— START Source material —

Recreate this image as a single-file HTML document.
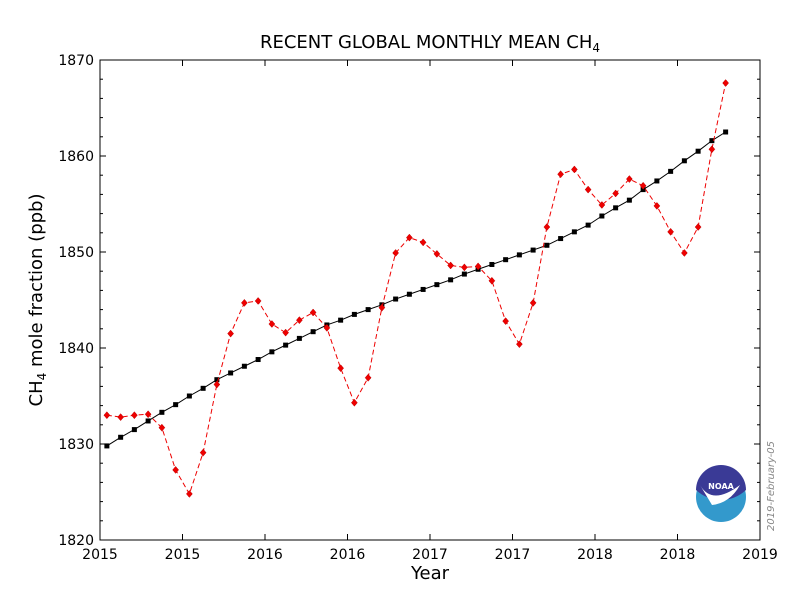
<!DOCTYPE html>
<html><head><meta charset="utf-8"><style>
body{margin:0;background:#fff;font-family:"Liberation Sans","DejaVu Sans",sans-serif}
svg text{font-family:"DejaVu Sans","Liberation Sans",sans-serif}
</style></head><body>
<svg id="chart" width="800" height="600" viewBox="0 0 800 600" xmlns="http://www.w3.org/2000/svg">
<rect width="800" height="600" fill="#fff"/>
<text x="430" y="48" font-size="18" text-anchor="middle">RECENT GLOBAL MONTHLY MEAN CH<tspan font-size="12" dy="4">4</tspan></text>
<g id="axes"></g>
<g id="series"></g>
<rect x="100" y="60" width="660" height="480" fill="none" stroke="#000" stroke-width="1"/>
<text x="430" y="579" font-size="18" text-anchor="middle">Year</text>
<text transform="translate(42,300) rotate(-90)" font-size="18" text-anchor="middle">CH<tspan font-size="12" dy="4">4</tspan><tspan dy="-4"> mole fraction (ppb)</tspan></text>
<text transform="translate(774,486) rotate(-90)" font-size="10" fill="#888" font-style="italic" text-anchor="middle">2019-February-05</text>
<g>
<circle cx="721" cy="497" r="25" fill="#3399cc"/>
<path d="M696,490 A25,25 0 0 1 746,490 Q735,500 721,500 Q707,500 696,490Z" fill="#3a3a96"/>
<path d="M700,485 Q712,506 740,485 Q730,503 712,505Z" fill="#fff"/>
<text x="721" y="489" font-size="8" fill="#fff" text-anchor="middle" font-weight="bold">NOAA</text>
</g>
</svg>
<script>
const xTickVals=[2015,2015.5,2016,2016.5,2017,2017.5,2018,2018.5,2019];
const xTickLabels=["2015","2015","2016","2016","2017","2017","2018","2018","2019"];
const yTickVals=[1820,1830,1840,1850,1860,1870];
const startYear=2015, startMonth=1;
const monthly=[1833.0,1832.8,1833.0,1833.1,1831.7,1827.3,1824.8,1829.1,1836.2,1841.5,1844.7,1844.9,1842.5,1841.6,1842.9,1843.7,1842.1,1837.9,1834.3,1836.9,1844.2,1849.9,1851.5,1851.0,1849.8,1848.6,1848.4,1848.5,1847.0,1842.8,1840.4,1844.7,1852.6,1858.1,1858.6,1856.5,1854.9,1856.1,1857.6,1856.9,1854.8,1852.1,1849.9,1852.6,1860.7,1867.6];
const trend=[1829.8,1830.7,1831.5,1832.4,1833.3,1834.1,1835.0,1835.8,1836.7,1837.4,1838.1,1838.8,1839.6,1840.3,1841.0,1841.7,1842.4,1842.9,1843.5,1844.0,1844.5,1845.1,1845.6,1846.1,1846.6,1847.1,1847.7,1848.2,1848.7,1849.2,1849.7,1850.2,1850.7,1851.4,1852.1,1852.8,1853.75,1854.6,1855.4,1856.5,1857.4,1858.4,1859.5,1860.5,1861.6,1862.5];
const X=v=>100+(v-2015)*165;
const Y=v=>540-(v-1820)*9.6;
const NS="http://www.w3.org/2000/svg";
function mk(t,a,p){const e=document.createElementNS(NS,t);for(const k in a)e.setAttribute(k,a[k]);p.appendChild(e);return e;}
const axes=document.getElementById('axes'),ser=document.getElementById('series');
xTickVals.forEach((v,i)=>{
 const x=X(v);
 const t=mk('line',{x1:x,x2:x,y1:540,y2:534,stroke:'#000'},axes);
 
 
 mk('line',{x1:x,x2:x,y1:60,y2:66,stroke:'#000'},axes);
 const l=mk('text',{x:x,y:559,'font-size':14,'text-anchor':'middle'},axes);
 l.textContent=xTickLabels[i];
 
 
});
for(let v=1820;v<=1870;v+=2){
 const y=Y(v),big=(v%10===0),len=big?6:3;
 mk('line',{x1:100,x2:100+len,y1:y,y2:y,stroke:'#000'},axes);
 mk('line',{x1:760,x2:760-len,y1:y,y2:y,stroke:'#000'},axes);
}
yTickVals.forEach(v=>{
 const l=mk('text',{x:94,y:Y(v)+5,'font-size':14,'text-anchor':'end'},axes);
 l.textContent=v;
 
 
});
const tx=i=>X(startYear+(startMonth-0.5+i)/12);
const tl=mk('polyline',{points:trend.map((v,i)=>tx(i)+','+Y(v)).join(' '),fill:'none',stroke:'#000','stroke-width':1},ser);


trend.forEach((v,i)=>{
 const r=mk('rect',{x:tx(i)-2.5,y:Y(v)-2.5,width:5,height:5,fill:'#000'},ser);
 
 
});
const ml=mk('polyline',{points:monthly.map((v,i)=>tx(i)+','+Y(v)).join(' '),fill:'none',stroke:'#e00','stroke-width':1,'stroke-dasharray':'5,3'},ser);


monthly.forEach((v,i)=>{
 const x=tx(i),y=Y(v);
 const d=mk('polygon',{points:`${x},${y-3.5} ${x+3},${y} ${x},${y+3.5} ${x-3},${y}`,fill:'#e00',stroke:'#b00','stroke-width':0.5},ser);
 
 
});
</script>
</body></html>
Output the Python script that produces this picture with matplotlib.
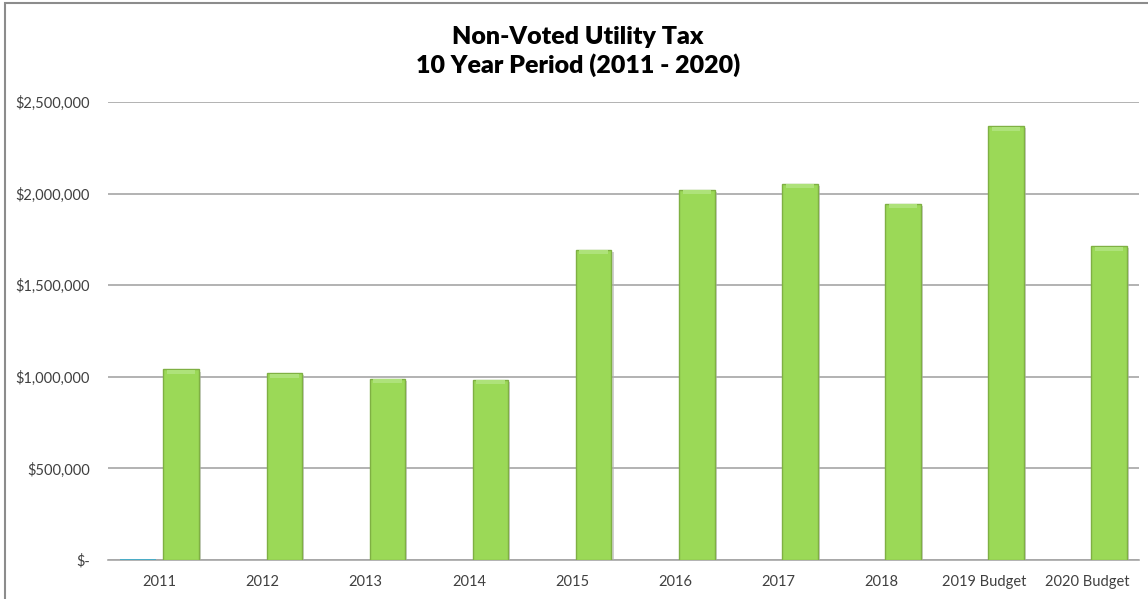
import matplotlib.pyplot as plt
import matplotlib.ticker as mticker
import matplotlib.patheffects as pe
from matplotlib.patches import Rectangle
import numpy as np

# Datos del grafico
categorias = ['2011', '2012', '2013', '2014', '2015', '2016', '2017', '2018',
              '2019 Budget', '2020 Budget']
serie_1 = [8000, 0, 0, 0, 0, 0, 0, 0, 0, 0]
impuesto = [1040000, 1020000, 990000, 985000, 1692000, 2022000, 2055000, 1943000,
            2367000, 1712000]
y_ticks = [0, 500000, 1000000, 1500000, 2000000, 2500000]

plt.rcParams['font.family'] = ['Lato', 'DejaVu Sans']

fig = plt.figure(figsize=(11.48, 5.99), dpi=100)
ax = fig.add_axes([0.0941, 0.0651, 0.8981, 0.7646])

# Borde del area del grafico
fig.patches.append(Rectangle((5 / 1148, -0.1), 1.2, 1.1 - 3.5 / 599, transform=fig.transFigure,
                             fill=False, edgecolor='#8c8c8c', linewidth=1.5))

x = np.arange(len(categorias))
ancho = 0.345
desp = 0.21

ax.bar(x - desp, serie_1, ancho, color='#4BACC6', zorder=3)

barras = ax.bar(x + desp, impuesto, ancho, color='#9BD957', edgecolor='#7FB043',
                linewidth=1.0, zorder=3)
for b in barras:
    b.set_path_effects([pe.SimplePatchShadow(offset=(1.5, -1.5), shadow_rgbFace='#b0b0b0', alpha=0.6),
                        pe.Normal()])

# Efecto de bisel en la parte superior
bisel = 22000
ax.bar(x + desp, [bisel] * len(impuesto), ancho * 0.8,
       bottom=[v - bisel * 1.1 for v in impuesto], color='#AEE27A', linewidth=0, zorder=4)

ax.set_xlim(-0.5, len(categorias) - 0.5)
ax.set_ylim(0, 2500000)
ax.set_yticks(y_ticks)
ax.yaxis.set_major_formatter(mticker.FuncFormatter(lambda v, _: '$-' if v == 0 else f'${v:,.0f}'))
ax.set_xticks(x)
ax.set_xticklabels(categorias)

ax.grid(axis='y', color='#a6a6a6', linewidth=1.2, zorder=0)
ax.set_axisbelow(True)
for s in ['top', 'right', 'left']:
    ax.spines[s].set_visible(False)
ax.spines['bottom'].set_color('#a6a6a6')
ax.spines['bottom'].set_linewidth(1.2)
ax.tick_params(axis='both', length=0, labelsize=10.5, labelcolor='#404040')
ax.tick_params(axis='y', pad=13)
ax.tick_params(axis='x', pad=11)

fig.text(0.5035, 0.914, 'Non-Voted Utility Tax\n10 Year Period (2011 - 2020)', ha='center', va='center',
         fontsize=18, fontweight='heavy', linespacing=1.3)

fig.savefig('out.png', dpi=100)
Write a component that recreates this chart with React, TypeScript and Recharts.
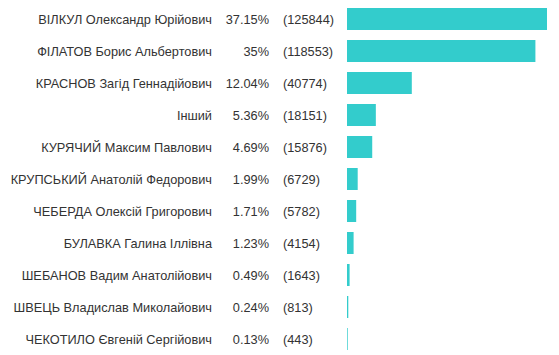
import { BarChart, Bar, XAxis, YAxis } from "recharts";

const candidates = [
  "ВІЛКУЛ Олександр Юрійович",
  "ФІЛАТОВ Борис Альбертович",
  "КРАСНОВ Загід Геннадійович",
  "Інший",
  "КУРЯЧИЙ Максим Павлович",
  "КРУПСЬКИЙ Анатолій Федорович",
  "ЧЕБЕРДА Олексій Григорович",
  "БУЛАВКА Галина Іллівна",
  "ШЕБАНОВ Вадим Анатолійович",
  "ШВЕЦЬ Владислав Миколайович",
  "ЧЕКОТИЛО Євгеній Сергійович",
];

const percents = ["37.15%", "35%", "12.04%", "5.36%", "4.69%", "1.99%", "1.71%", "1.23%", "0.49%", "0.24%", "0.13%"];

const votes = [125844, 118553, 40774, 18151, 15876, 6729, 5782, 4154, 1643, 813, 443];

const data = candidates.map((name, i) => ({ name, pct: percents[i], votes: votes[i] }));

const textStyle = { fontFamily: "'Liberation Sans', Arial, sans-serif", fontSize: 12.75, fill: "#333" };

const RowTick = ({ y, payload }: any) => {
  const row = data[payload.index];
  return (
    <g>
      <text x={212} y={y} dy={4.5} textAnchor="end" style={textStyle}>{row.name}</text>
      <text x={269} y={y} dy={4.5} textAnchor="end" style={textStyle}>{row.pct}</text>
      <text x={283} y={y} dy={4.5} textAnchor="start" style={textStyle}>({row.votes})</text>
    </g>
  );
};

export default function App() {
  return (
    <div style={{ position: "absolute", left: 0, top: 0, background: "#fff" }}>
      <BarChart
        width={559}
        height={355}
        layout="vertical"
        data={data}
        margin={{ top: 3, right: 12, bottom: 0, left: 0 }}
        barCategoryGap={5}
      >
        <XAxis type="number" hide domain={[0, 125844]} />
        <YAxis
          type="category"
          dataKey="name"
          width={347}
          axisLine={false}
          tickLine={false}
          interval={0}
          tick={<RowTick />}
        />
        <Bar dataKey="votes" fill="#33cccc" barSize={22} isAnimationActive={false} />
      </BarChart>
    </div>
  );
}
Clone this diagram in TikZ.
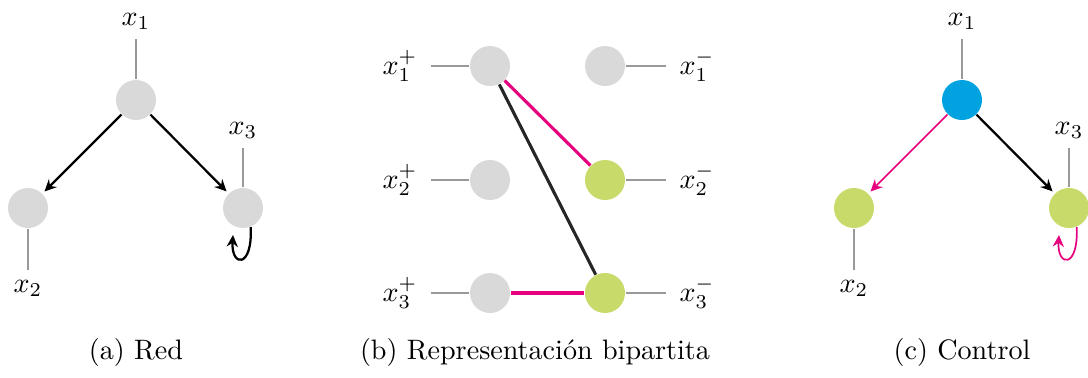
\documentclass[tikz,border=0pt]{standalone}
\usetikzlibrary{arrows.meta,positioning}
\definecolor{nodegray}{RGB}{217,217,217}
\definecolor{ctrlgreen}{RGB}{200,218,106}
\definecolor{ctrlblue}{RGB}{0,163,224}
\definecolor{matchpink}{RGB}{230,0,126}
\tikzset{
  vert/.style={circle,fill=nodegray,minimum size=0.5cm,inner sep=0pt},
  tick/.style={gray!80,line width=0.4pt},
  arc/.style={thick,-{Stealth[length=4.2pt,width=4pt,inset=1.4pt]},shorten >=1pt},
  match/.style={line width=1.1pt},
  sidelabel/.style={inner sep=4.8pt}
}
\begin{document}
\begin{tikzpicture}[x=0.0125cm,y=0.0125cm]
\useasboundingbox (0,0) rectangle (1088,377);
% (a) red
\begin{scope}[shift={(136,277)}]
\node[vert] (a1) at (0,0) {};
\node[vert] (a2) at (-108,-108) {};
\node[vert] (a3) at (107,-108) {};
\node[above=0.5cm of a1] (a1l) {$x_1$};
\node[below=0.52cm of a2] (a2l) {$x_2$};
\node[above=0.49cm of a3] (a3l) {$x_3$};
\draw[tick] (a1) -- (a1l);
\draw[tick] (a2) -- (a2l);
\draw[tick] (a3) -- (a3l);
\draw[arc] (a1) -- (a2);
\draw[arc] (a1) -- (a3);
\coordinate (a3e) at ([shift={(-10,-27)}]a3.center);
\draw[arc,shorten >=0pt] (a3.-68) .. controls +(2,-42) and +(-2,-32) .. (a3e);
\end{scope}
% (b) bipartite
\foreach \i/\y/\c in {1/311/nodegray,2/197/ctrlgreen,3/84/ctrlgreen} {
  \node[vert] (p\i) at (490,\y) {};
  \node[vert,fill=\c] (m\i) at (605,\y) {};
  \node[sidelabel,left=0.475cm of p\i] (pl\i) {$x_\i^+$};
  \node[sidelabel,right=0.5cm of m\i] (ml\i) {$x_\i^-$};
  \draw[tick] (p\i) -- (pl\i);
  \draw[tick] (m\i) -- (ml\i);
}
\draw[match,matchpink] (p1) -- (m2);
\draw[match,black!85] (p1) -- (m3);
\draw[match,matchpink] (p3) -- (m3);
% (c) control
\begin{scope}[shift={(962,277)}]
\node[vert,fill=ctrlblue] (c1) at (0,0) {};
\node[vert,fill=ctrlgreen] (c2) at (-108,-108) {};
\node[vert,fill=ctrlgreen] (c3) at (107,-108) {};
\node[above=0.5cm of c1] (c1l) {$x_1$};
\node[below=0.52cm of c2] (c2l) {$x_2$};
\node[above=0.49cm of c3] (c3l) {$x_3$};
\draw[tick] (c1) -- (c1l);
\draw[tick] (c2) -- (c2l);
\draw[tick] (c3) -- (c3l);
\draw[arc,matchpink,semithick] (c1) -- (c2);
\draw[arc] (c1) -- (c3);
\coordinate (c3e) at ([shift={(-10,-27)}]c3.center);
\draw[arc,matchpink,semithick,shorten >=0pt] (c3.-68) .. controls +(2,-42) and +(-2,-32) .. (c3e);
\end{scope}
% captions
\node (capa) at (136,25) {(a) Red};
\node (capb) at (535,25) {(b) Representación bipartita};
\node (capc) at (962,25) {(c) Control};
\end{tikzpicture}
\end{document}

— END Source material —

Copy each line from the data above that includes "matplotlib".

Output the Python script that produces this picture with matplotlib.
import matplotlib.pyplot as plt
import matplotlib.ticker as mticker
import matplotlib.patheffects as pe
from matplotlib.patches import Rectangle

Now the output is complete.